Je pense que le potentiel est bel et bien là et je pense également que les fans et les joueurs potentiels ont de l’appétit. Je pense que l’objectif n’est pas de faire ce que l’Overwatch League a fait mais de viser le modèle anglais de gestion du football local : la Sunday League. J’étais dans l’équipe de l’école quand j’étais enfant. Je m’entraînais à l’école trois fois par semaine, puis le dimanche, nous participions à un circuit avec d’autres équipes de jeunes. Les recruteurs venaient nous observer et c’est comme ça qu’on passait dans les ligues supérieures. Ce système est facile à comprendre, même pour les parents qui voient dans ce sport un environnement structuré et sûr, un sentiment dont l’esport a tant besoin. Il y a aussi le potentiel de commercialisation et de monétisation. Une étude de cas vraiment intéressante que les gens peuvent examiner est celle de l’Association islandaise d’esports et de son Académie d’entraînement d’esports. Ils ont construit un modèle économique qui fonctionne dans un pays de 300 000 habitants, avec une couverture médiatique de premier plan et des bénéfices durables. Si le modèle peut fonctionner en Islande, il peut fonctionner et être rentable ailleurs. Et les avantages pour les sports électroniques en général sont énormes.

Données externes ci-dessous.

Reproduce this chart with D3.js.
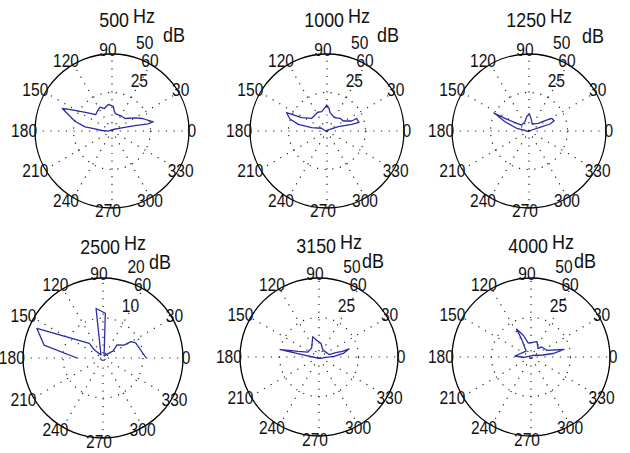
<!DOCTYPE html>
<html><head><meta charset="utf-8">
<script src="https://cdn.jsdelivr.net/npm/d3@7"></script>
<style>
body{margin:0;background:#fff}
svg{display:block}
text{font-family:"Liberation Sans",Arial,sans-serif;fill:#111}
</style>
</head><body>
<svg id="c" width="630" height="453"></svg>
<script>
// ---------- data ----------
const panelFreq = ["500", "1000", "1250", "2500", "3150", "4000"];
const panelMax = [50, 50, 50, 20, 50, 50];
const panelTicks = [[25, 50], [25, 50], [25, 50], [10, 20], [25, 50], [25, 50]];
const spokeAngles = [0, 30, 60, 90, 120, 150, 180, 210, 240, 270, 300, 330];

// angle (deg) / level (dB) per plotted vertex
const angle500 = [155.6, 151, 143.8, 135, 124.9, 116.8, 108.9, 98, 92.2, 87, 83.4, 77.9, 56.8, 43.9, 29.9, 22.4, 12.6, 11.2, 13.4, 18.3, 49, 183, 177.2, 172.6, 171.2, 165.2];
const level500 = [35.4, 27.5, 20.3, 15, 16.2, 17.3, 15.4, 17.4, 16.6, 16.1, 12.9, 11.4, 11.5, 11.7, 17.2, 21.3, 27.5, 24, 15.3, 6.6, 1.3, 2.4, 6.7, 11.1, 17.7, 24.9];

const angle1000 = [155.5, 152.3, 140.3, 129.7, 116.4, 105.4, 94.9, 90.7, 85, 80.9, 61.2, 44.3, 31.5, 22, 22.8, 15.2, 15.2, 20.8, 37.6, 250, 153, 167.8, 166.9, 162];
const level1000 = [28.9, 18.6, 12.9, 12.9, 13.6, 13, 15.2, 16.9, 14.8, 12.3, 9.9, 11.8, 12.4, 17.3, 20.9, 21.5, 16.6, 7.9, 1.1, 0.5, 3.9, 10.2, 19.1, 25.3];

const angle1250 = [152.8, 152.1, 149.3, 140.6, 113.3, 99.1, 89, 81, 64.8, 39.6, 32.8, 29.2, 22.4, 18.4, 18.6, 20, 225, 170, 167.6, 158.8, 153.6];
const level1250 = [25.6, 17.6, 10.6, 6.1, 6.6, 9.4, 11.3, 8.3, 5, 7.8, 12.4, 16.9, 17.6, 14.4, 7.5, 1.9, 0.6, 3.8, 8.2, 16.7, 23.4];

const angle2500 = [0, 25, 30.5, 31.4, 42.9, 35, 63, 87, 98, 124, 137, 133, 155.9, 167.6, 180];
const level2500 = [10.8, 9.0, 8.1, 6.2, 4.8, 3.1, 0.6, 11.2, 12.5, 0.9, 3.0, 5.0, 18.1, 15.1, 6.5];

const angle3150 = [15.2, 13.5, 14.8, 13.6, 60.3, 81.9, 99.8, 107, 129.8, 156.1, 165, 166.9, 169.1, 169.9, 172.3, 180, 270, 345, 2.6, 9];
const level3150 = [19.8, 15.2, 11, 6.6, 5, 8.8, 11, 13.5, 7.3, 7.7, 13.8, 18, 24.8, 17.8, 9.3, 3.9, 0.9, 2.4, 9.6, 16];

const angle4000 = [12.8, 23.1, 43.1, 49.9, 68.8, 100.9, 109.5, 117.4, 117.7, 129.8, 176.4, 184, 36.9, 9.5, 9];
const level4000 = [21.4, 10.8, 9.3, 6.9, 10.5, 9, 14.6, 19.9, 12.7, 4.9, 10.1, 4.4, 1.6, 7.7, 14.1];

const panelAngles = [angle500, angle1000, angle1250, angle2500, angle3150, angle4000];
const panelLevels = [level500, level1000, level1250, level2500, level3150, level4000];
const panelClosed = [true, true, true, false, true, true];

// ---------- layout ----------
const layout = [
  {cx: 112, cy: 131, r: 77, dbX: 51, dbY: -89},
  {cx: 327, cy: 131, r: 77, dbX: 50, dbY: -89},
  {cx: 529, cy: 131, r: 77, dbX: 53, dbY: -88},
  {cx: 103, cy: 358, r: 80, dbX: 46, dbY: -89},
  {cx: 319, cy: 357, r: 79, dbX: 43, dbY: -89},
  {cx: 531, cy: 357, r: 79, dbX: 43, dbY: -89}
];

const svg = d3.select("#c");
svg.append("rect").attr("width", 630).attr("height", 453).attr("fill", "#fff");

function label(g, x, y, txt, size, sx, anchor, baseline) {
  return g.append("text")
    .attr("transform", `translate(${x},${y}) scale(${sx},1)`)
    .attr("font-size", size)
    .attr("text-anchor", anchor)
    .attr("dominant-baseline", baseline)
    .text(txt);
}

panelFreq.forEach((freq, i) => {
  const L = layout[i];
  const rmax = panelMax[i];
  const ticks = panelTicks[i];
  const rinc = ticks[0];
  const g = svg.append("g").attr("transform", `translate(${L.cx},${L.cy})`);
  const rS = d3.scaleLinear().domain([0, rmax]).range([0, L.r]);
  const aS = d3.scaleLinear().domain([0, 360]).range([Math.PI / 2, Math.PI / 2 - 2 * Math.PI]);
  const px = (a, v) => rS(v) * Math.sin(aS(a));
  const py = (a, v) => -rS(v) * Math.cos(aS(a));

  // spokes (dotted)
  [0, 30, 60, 90, 120, 150].forEach(a => {
    g.append("line")
      .attr("x1", px(a + 180, rmax)).attr("y1", py(a + 180, rmax))
      .attr("x2", px(a, rmax)).attr("y2", py(a, rmax))
      .attr("stroke", "#222").attr("stroke-width", 1.2)
      .attr("stroke-dasharray", "1.2 6.5");
  });
  // rings
  ticks.forEach((t, k) => {
    const outer = k === ticks.length - 1;
    g.append("circle").attr("r", rS(t)).attr("fill", "none")
      .attr("stroke", outer ? "#000" : "#222")
      .attr("stroke-width", outer ? 1.3 : 1.2)
      .attr("stroke-dasharray", outer ? null : "1.2 6.5");
  });

  // data line
  const pts = panelAngles[i].map((a, k) => ({a: a, v: panelLevels[i][k]}));
  const line = d3.lineRadial()
    .angle(d => aS(d.a))
    .radius(d => rS(d.v))
    .curve(panelClosed[i] ? d3.curveLinearClosed : d3.curveLinear);
  g.append("path").attr("d", line(pts))
    .attr("fill", "none").attr("stroke", "#2a2aa8").attr("stroke-width", 1.3)
    .attr("stroke-linejoin", "round");

  // spoke labels
  spokeAngles.forEach(a => {
    label(g, px(a, rmax * 1.09) - 4, py(a, rmax * 1.05) - 1, a, 19, 0.82, "middle", "central");
  });

  // ring labels at 82 deg
  ticks.forEach(t => {
    const rr = t + rinc / 20;
    label(g, px(82, rr) + 13, py(82, rr) - 4, t, 19, 0.82, "start", "auto");
  });
  // unit
  label(g, L.dbX, L.dbY, "dB", 20, 0.9, "start", "auto");

  // title
  label(g, 17, -104, freq, 21, 0.85, "end", "auto");
  label(g, 21, -108, "Hz", 20, 0.9, "start", "auto");
});
</script>
</body></html>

Y a-t-il un titre particulier qui vous passionne le plus ? Quel est votre esport préféré à regarder et quel est votre sport préféré à pratiquer ?

J’ai adoré Rocket League pendant un moment et en Angleterre, nous avons un circuit appelé wfh league : work from home – win from home, une ligue où les entreprises s’affrontent. Je ne me sentais certainement pas comme un pro, mais avant de jouer là-bas, je n’avais jamais réalisé à quel point j’étais mauvais (rires). Il y a un nouveau jeu qui sort pour tous les fans de boxe appelé Undisputed, réalisé par des développeurs de Sheffield au Royaume-Uni. Les graphismes sont incroyables et la société a déjà annoncé qu’elle miserait gros sur la scène esports. J’ai hâte de voir ces compétitions.